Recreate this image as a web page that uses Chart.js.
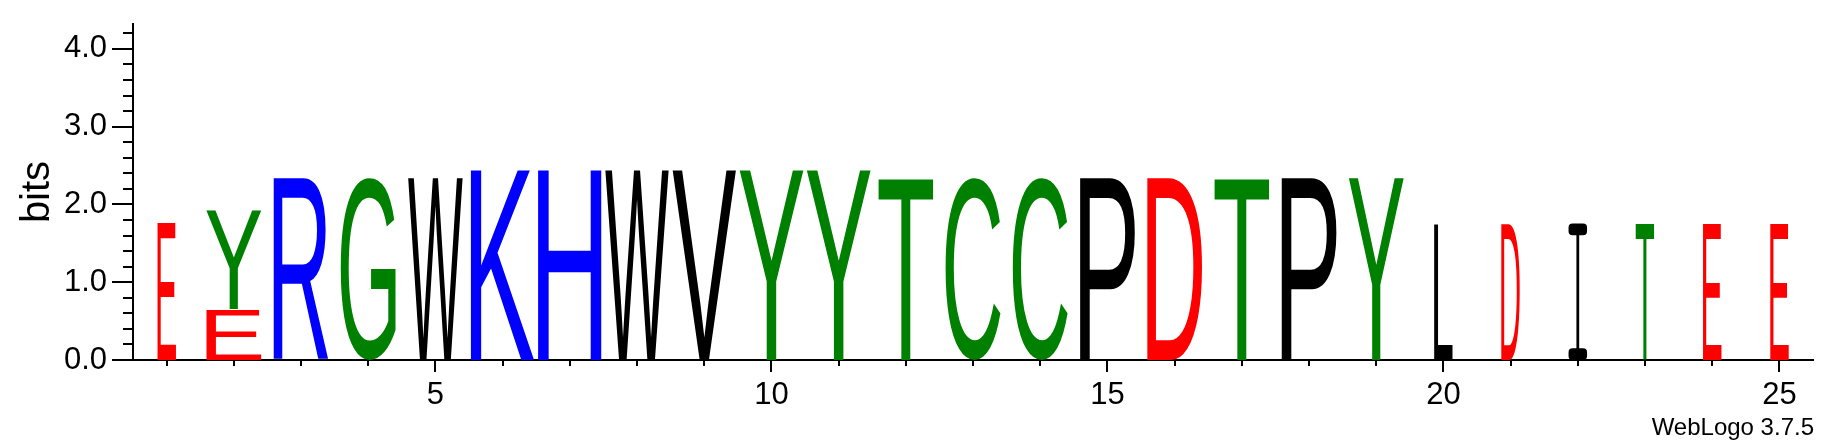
<!DOCTYPE html>
<html>
<head>
<meta charset="utf-8">
<title>WebLogo</title>
<script src="https://cdn.jsdelivr.net/npm/chart.js@4.4.1/dist/chart.umd.min.js"></script>
<style>
  html, body { margin: 0; padding: 0; background: #ffffff; }
  #logo { display: block; }
</style>
</head>
<body>
<canvas id="logo" width="1840" height="444"></canvas>
<script>
// ======================================================
// Data read off the logo
// ======================================================

// sequence positions on the x axis
const positions = ["1", "2", "3", "4", "5", "6", "7", "8", "9", "10",
                   "11", "12", "13", "14", "15", "16", "17", "18", "19", "20",
                   "21", "22", "23", "24", "25"];

// letters of each stack, bottom to top
const stackLetters = [["E"], ["E", "Y"], ["R"], ["G"], ["W"], ["K"], ["H"], ["W"], ["V"], ["Y"],
                      ["Y"], ["T"], ["C"], ["C"], ["P"], ["D"], ["T"], ["P"], ["Y"], ["L"],
                      ["D"], ["I"], ["T"], ["E"], ["E"]];

// height of each letter in bits, bottom to top
const stackBits = [[1.77], [0.64, 1.29], [2.35], [2.35], [2.35], [2.45], [2.45], [2.45], [2.45], [2.45],
                   [2.45], [2.35], [2.35], [2.35], [2.35], [2.35], [2.35], [2.35], [2.35], [1.76],
                   [1.76], [1.76], [1.76], [1.76], [1.76]];

// stack width as a share of a full column (gapped columns are narrower)
const stackWidths = [0.29, 0.86, 0.86, 0.86, 0.86, 1, 1, 1, 1, 1,
                     1, 0.86, 0.86, 0.86, 0.86, 0.86, 0.86, 0.86, 0.86, 0.29,
                     0.29, 0.29, 0.29, 0.29, 0.29];

// y axis ticks in bits
const yTicks = [0.0, 0.2, 0.4, 0.6, 0.8, 1.0, 1.2, 1.4, 1.6, 1.8, 2.0,
                2.2, 2.4, 2.6, 2.8, 3.0, 3.2, 3.4, 3.6, 3.8, 4.0, 4.2];

const yMax = 4.32;

// ======================================================
// Styles
// ======================================================

const letterColours = {
    G: "#008000", S: "#008000", T: "#008000", Y: "#008000", C: "#008000", Q: "#008000", N: "#008000",
    K: "#0000ff", R: "#0000ff", H: "#0000ff",
    D: "#ff0000", E: "#ff0000",
    A: "#000000", V: "#000000", L: "#000000", I: "#000000", P: "#000000", W: "#000000", F: "#000000", M: "#000000"
};

const FONT = '"Liberation Sans", Arial, Helvetica, sans-serif';

const INK_SHARE = 0.95;

// ======================================================
// Datasets (one per rank inside the stacks)
// ======================================================

const depth = Math.max(...stackLetters.map(s => s.length));

const datasets = [];

for (let r = 0; r < depth; r++) {

    datasets.push({
        label: "rank " + r,
        data: stackBits.map(s => s[r] || 0),
        letters: stackLetters.map(s => s[r] || ""),
        backgroundColor: "rgba(0,0,0,0)",
        borderWidth: 0,
        barPercentage: 1,
        categoryPercentage: 1,
        stack: "logo"
    });

}

// ======================================================
// Glyph drawing
// ======================================================

function roundRect(ctx, x, y, w, h, r) {

    r = Math.min(r, w / 2, h / 2);
    ctx.moveTo(x + r, y);
    ctx.arcTo(x + w, y, x + w, y + h, r);
    ctx.arcTo(x + w, y + h, x, y + h, r);
    ctx.arcTo(x, y + h, x, y, r);
    ctx.arcTo(x, y, x + w, y, r);
    ctx.closePath();

}

// the logo font draws I with cross bars, so it gets its own shape
function drawCapitalI(ctx, colour, left, top, width, height) {

    const bar = height * 0.086;
    const stem = Math.max(2.5, width * 0.15);

    ctx.save();
    ctx.fillStyle = colour;
    ctx.beginPath();
    roundRect(ctx, left, top, width, bar, bar * 0.35);
    roundRect(ctx, left, top + height - bar, width, bar, bar * 0.35);
    ctx.rect(left + width / 2 - stem / 2, top + bar - 1, stem, height - 2 * bar + 2);
    ctx.fill();
    ctx.restore();

}

function drawGlyph(ctx, ch, colour, left, top, width, height) {

    if (width <= 0 || height <= 0) return;

    if (ch === "I") {
        drawCapitalI(ctx, colour, left, top, width, height);
        return;
    }

    ctx.save();

    ctx.font = "200px " + FONT;
    ctx.textAlign = "left";
    ctx.textBaseline = "alphabetic";

    const m = ctx.measureText(ch);
    const inkW = m.actualBoundingBoxLeft + m.actualBoundingBoxRight;
    const inkH = m.actualBoundingBoxAscent + m.actualBoundingBoxDescent;

    ctx.translate(left, top);
    ctx.scale(width / inkW, height / inkH);
    ctx.fillStyle = colour;
    ctx.fillText(ch, m.actualBoundingBoxLeft, m.actualBoundingBoxAscent);

    ctx.restore();

}

const glyphPlugin = {

    id: "glyphs",

    afterDatasetsDraw(chart) {

        const ctx = chart.ctx;

        chart.data.datasets.forEach((ds, i) => {

            const meta = chart.getDatasetMeta(i);

            meta.data.forEach((bar, j) => {

                const ch = ds.letters[j];

                if (!ch || !ds.data[j]) return;

                const w = bar.width * INK_SHARE * stackWidths[j];
                const top = Math.min(bar.y, bar.base);
                const bottom = Math.max(bar.y, bar.base);
                const gap = i > 0 ? 1 : 0;

                drawGlyph(ctx, ch, letterColours[ch] || "#000", bar.x - w / 2, top + 0.5, w, bottom - top - gap - 0.5);

            });

        });

    }

};

// ======================================================
// Tick marks and footer
// ======================================================

const tickPlugin = {

    id: "tickMarks",

    afterDraw(chart) {

        const ctx = chart.ctx;
        const x = chart.scales.x;
        const y = chart.scales.y;

        ctx.save();
        ctx.strokeStyle = "#000";
        ctx.lineWidth = 2;
        ctx.beginPath();

        yTicks.forEach(v => {

            const py = Math.round(y.getPixelForValue(v));
            const major = Math.abs(v - Math.round(v)) < 1e-6;
            const len = major ? 21 : 10;

            ctx.moveTo(chart.chartArea.left - len, py);
            ctx.lineTo(chart.chartArea.left, py);

        });

        positions.forEach((p, i) => {

            const px = Math.round(x.getPixelForValue(i));
            const len = Number(p) % 5 === 0 ? 12 : 6;

            ctx.moveTo(px, chart.chartArea.bottom);
            ctx.lineTo(px, chart.chartArea.bottom + len);

        });

        ctx.stroke();

        ctx.fillStyle = "#000";
        ctx.font = "24px " + FONT;
        ctx.textAlign = "right";
        ctx.textBaseline = "alphabetic";
        ctx.fillText("WebLogo 3.7.5", 1814, 435);

        ctx.restore();

    }

};

// ======================================================
// Chart
// ======================================================

new Chart(document.querySelector("#logo"), {

    type: "bar",

    data: {
        labels: positions,
        datasets: datasets
    },

    options: {

        responsive: false,
        animation: false,
        devicePixelRatio: 1,

        layout: {
            padding: { top: 24, right: 27, left: 0, bottom: 0 }
        },

        plugins: {
            legend: { display: false },
            tooltip: { enabled: false }
        },

        scales: {

            x: {
                stacked: true,
                offset: true,
                grid: { display: false, drawTicks: false },
                border: { display: true, color: "#000", width: 2 },
                ticks: {
                    autoSkip: false,
                    maxRotation: 0,
                    minRotation: 0,
                    padding: 17,
                    color: "#000",
                    font: { family: FONT, size: 31 },
                    callback: (v, i) => Number(positions[i]) % 5 === 0 ? positions[i] : ""
                },
                afterFit: scale => {
                    scale.height = 84;
                    scale.paddingLeft = 0;
                    scale.paddingRight = 0;
                }
            },

            y: {
                stacked: true,
                min: 0,
                max: yMax,
                grid: { display: false, drawTicks: false },
                border: { display: true, color: "#000", width: 2 },
                afterBuildTicks: scale => {
                    scale.ticks = yTicks.map(v => ({ value: v }));
                },
                ticks: {
                    autoSkip: false,
                    padding: 26,
                    color: "#000",
                    font: { family: FONT, size: 31 },
                    callback: v => Math.abs(v - Math.round(v)) < 1e-6 ? v.toFixed(1) : ""
                },
                title: {
                    display: true,
                    text: "bits",
                    color: "#000",
                    font: { family: FONT, size: 40 },
                    padding: { top: 14, bottom: 0 }
                },
                afterFit: scale => {
                    scale.width = 133;
                    scale.paddingTop = 0;
                    scale.paddingBottom = 0;
                }
            }

        }

    },

    plugins: [glyphPlugin, tickPlugin]

});
</script>
</body>
</html>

**WORK TO DO**
Print the data above verbatim from the first line through the line holding "[1.76], [1.76], [1.76], [1.76], [1.76]];", leaving every picture out.

**RESULT OF THE TASK**
Recreate this image as a web page that uses Chart.js.
<!DOCTYPE html>
<html>
<head>
<meta charset="utf-8">
<title>WebLogo</title>
<script src="https://cdn.jsdelivr.net/npm/chart.js@4.4.1/dist/chart.umd.min.js"></script>
<style>
  html, body { margin: 0; padding: 0; background: #ffffff; }
  #logo { display: block; }
</style>
</head>
<body>
<canvas id="logo" width="1840" height="444"></canvas>
<script>
// ======================================================
// Data read off the logo
// ======================================================

// sequence positions on the x axis
const positions = ["1", "2", "3", "4", "5", "6", "7", "8", "9", "10",
                   "11", "12", "13", "14", "15", "16", "17", "18", "19", "20",
                   "21", "22", "23", "24", "25"];

// letters of each stack, bottom to top
const stackLetters = [["E"], ["E", "Y"], ["R"], ["G"], ["W"], ["K"], ["H"], ["W"], ["V"], ["Y"],
                      ["Y"], ["T"], ["C"], ["C"], ["P"], ["D"], ["T"], ["P"], ["Y"], ["L"],
                      ["D"], ["I"], ["T"], ["E"], ["E"]];

// height of each letter in bits, bottom to top
const stackBits = [[1.77], [0.64, 1.29], [2.35], [2.35], [2.35], [2.45], [2.45], [2.45], [2.45], [2.45],
                   [2.45], [2.35], [2.35], [2.35], [2.35], [2.35], [2.35], [2.35], [2.35], [1.76],
                   [1.76], [1.76], [1.76], [1.76], [1.76]];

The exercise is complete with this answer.